Kristine Lisi, development director at Stroud Water Research Center, based in Avondale, Pennsylvania, was delighted to learn that the nonprofit had received 500 tree saplings. But there was a catch. They had to be planted ASAP, otherwise they would probably die when summer’s heat set in.

Fortunately Lisi recalled a recent conversation with Hugh Lofting, founder and president of Hugh Lofting Timber Framing, based in Kennett Square, Pennsylvania, who told Lisi that he would like to help with any upcoming forest-buffer planting opportunities as part of his company’s corporate social responsibility.

Lisi knew she could also count–once again–on Dansko a footwear company headquartered in West Grove, Pennsylvania. Dansko co-founders Peter Kjellerup and Mandy Cabot have been generous friends of the Stroud Center. They, together with company employees, have volunteered to plant forest buffers for Stroud Center for more than a decade. Kjellerup also serves on Stroud Center’s board of directors.

Stroud
The White Clay Creek, the only federally designated Wild and Scenic River in the United States protected from its headwaters to its confluence with the estuary, is less than a foot wide here.

In total, more than 45 shovel-toting volunteers responded to the call to plant the trees.

“We have the trees and the volunteers to plant them, but now we need to find them a good home,” Lisi said to Stroud Center Director Bernard W. Sweeney, Ph.D., who knew exactly where he wanted those trees to go.

He called Cathie and Michael Ledyard, on whose West Grove farm the headwaters of the White Clay Creek trickles out of the ground. The Ledyards happily agreed to have the trees planted on their property.

The White Clay Creek is the first, and only, creek in the United States on the National Wild and Scenic Rivers System that is so designated along the entire length of its watershed, instead of just a section.

Planting forest buffers is a key component of Stroud Water Research Center’s Watershed Restoration Group that helps farmers and landowners get state and federal grants that offset the costs of making improvements and keeping the land in its natural state.

Streamside forest buffers protect water quality and help maintain a stream’s natural structure and wildlife habitat. Last year Sweeney, together with Stroud Center colleague Denis Newbold, Ph.D., had a study published in the “Journal of Freshwater Science” that concluded forest buffers should be at least 100 feet wide on both sides to adequately protect freshwater ecosystems from human activities.

“Most pollutants enter river systems in streams that are narrow enough to jump across, so it’s vitally important that we protect their function,” said Sweeney.

On June 4 the volunteers planted, staked and installed tree shelters on 500 trees on the Ledyard farm.
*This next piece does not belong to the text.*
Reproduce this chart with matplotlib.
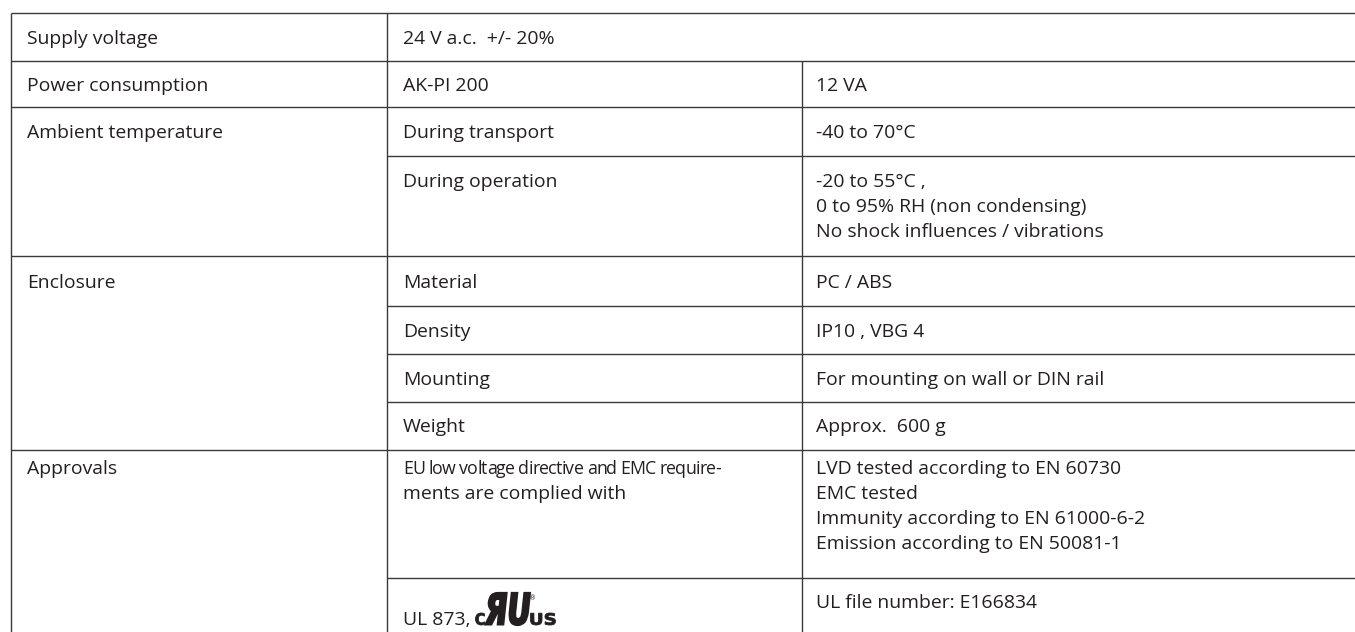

To everyone’s amazement, the work was completed within two hours–a new record-for Stroud Center.

It’s no surprise that both Dansko and Hugh Lofting Timber Framing are certified B Corporations, certified to meet rigorous standards of social and environmental performance, accountability and transparency by the nonprofit B Lab, headquartered in Wayne, Pennsylvania.

Now the stream, and the trees, will live happily—and healthfully—ever after.